Thursday, August 25, 2011

Violoncelos e Sacos de Cimento

Carregar violoncelos e sacos de cimento ao ombro. Em vez de folgar, de descansar e repousar do diário martírio da sucessão de sacos de cimento, o meu ombro esquerdo não tem remédio, e hoje, de violoncelo ao ombro, vou a repetir o ritual. Queixa-se quando sente o baque daquele corpo enorme de madeira na pele, alivia um pouco, mas depois, à medida que o vai carregando, vai gemendo mais dentro da carne. Range. Tresloucado, diz ao cérebro que não aguenta mais. E pouso-o. É a vez do ombro direito.
 
Oupa! Aqui vai! Ora... vamos lá...! E trôpegos sob o peso extra meus pés me levam rua fora, empunhando um violoncelo como se de uma espingarda se tratasse, daquelas que se viam passeando avenida fora, vomitando um cravo num abril do passado. As pessoas olham quando passa o gigante, castanho, imponente. Apesar dos queixumes que já sinto do ombro, sinto-me bem com a atenção. E para servir a dois propósitos, baixo o instrumento, sento-me na mureta da avenida e, com aquele corpo entre pernas, armado de um arco, começo a disparar flechas.

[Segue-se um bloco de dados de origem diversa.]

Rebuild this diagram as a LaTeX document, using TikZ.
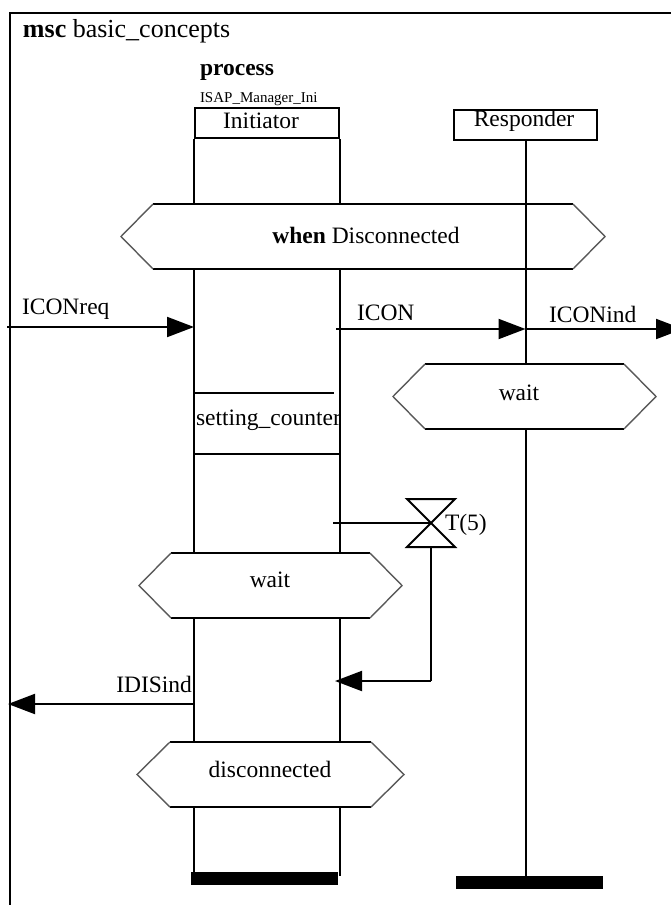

Uma senhora atarefada que passava mesmo à minha frente, desapercebida de mim, pára mal ouve a primeira nota. Prolongo-a, lenta, melodiosa, bela. A senhora pousa o saco das compras, já lhe doerão os dedos, pára, escuta e olha. Suspendo a nota, e no momento certo, atiro com a segunda e a terceira, já não tão lentas... mas ainda assim, quero primeiro chamar à atenção. Só depois inicio a música ao ritmo normal.

Não levanto a cabeça uma só vez, olhos trancados no cavalete e no braço, escorrendo cordas abaixo, cordas acima, à medida que arco, de um lado, e dedos, mais acima, modulam o ar à minha volta. O som reverbera por entre o ar, faz vibrar as gotas de oxigénio, sinto-o nos meus ouvidos, sinto-o na pele, sinto-o no suster de respirações de quem me segue o olhar. O meu gigante castanho não se queixa, estará a gostar da atenção tanto ou mais do que eu, já que ele é a estrela que todos observam.

Há quem bote uma moeda para a minha frente, e é então que levanto a cabeça para observar. É um senhor em idade de reforma, mas jovial em aparência e trejeitos. Arrepio caminho por entre a pauta na minha cabeça, mas não deixo de o olhar por uns momentos. Quando acabo a música, palmas soam, entre elas a dele, e é a ele que digo "Meu caro senhor", apanhando do chão a moeda de dois euros, "não quero dinheiro, obrigado. Agradeço-lhe o afecto que representa, mas não quero mesmo dinheiro, não é por isso que toco na rua", parece embasbacado. Recebe o dinheiro de volta e enfia-o no bolso. "Então tocas mais um bocado", e agraciando-o, inicio mais uma melodia.

Atiro com as notas para o ar, como fiz à moeda. Paguem-me com o que lhes dou, com som. Paguem-me com o som das palmasm, que é por isso que ando tanto de violoncelo ao ombro, e se realmente me querem dar algo do mundo, paguem-me uma sandes e uma cerveja. Para que amanhã, depois da tortura que será o resto da viagem de hoje, os meus ombros alimentados se queixem um pouco menos quando começarem, ao raiar do sol, nos sacos de cimento.

1 comment:

  1. The greatest quality of a writer and what turns someone who writes into a writer, is the ability to live other people's lives, wish other people's dreams, suffer other people's problems. And you, my friend, do that in a beautiful way. I like it. It portrays, in a very believable way, the life of a worker / musician.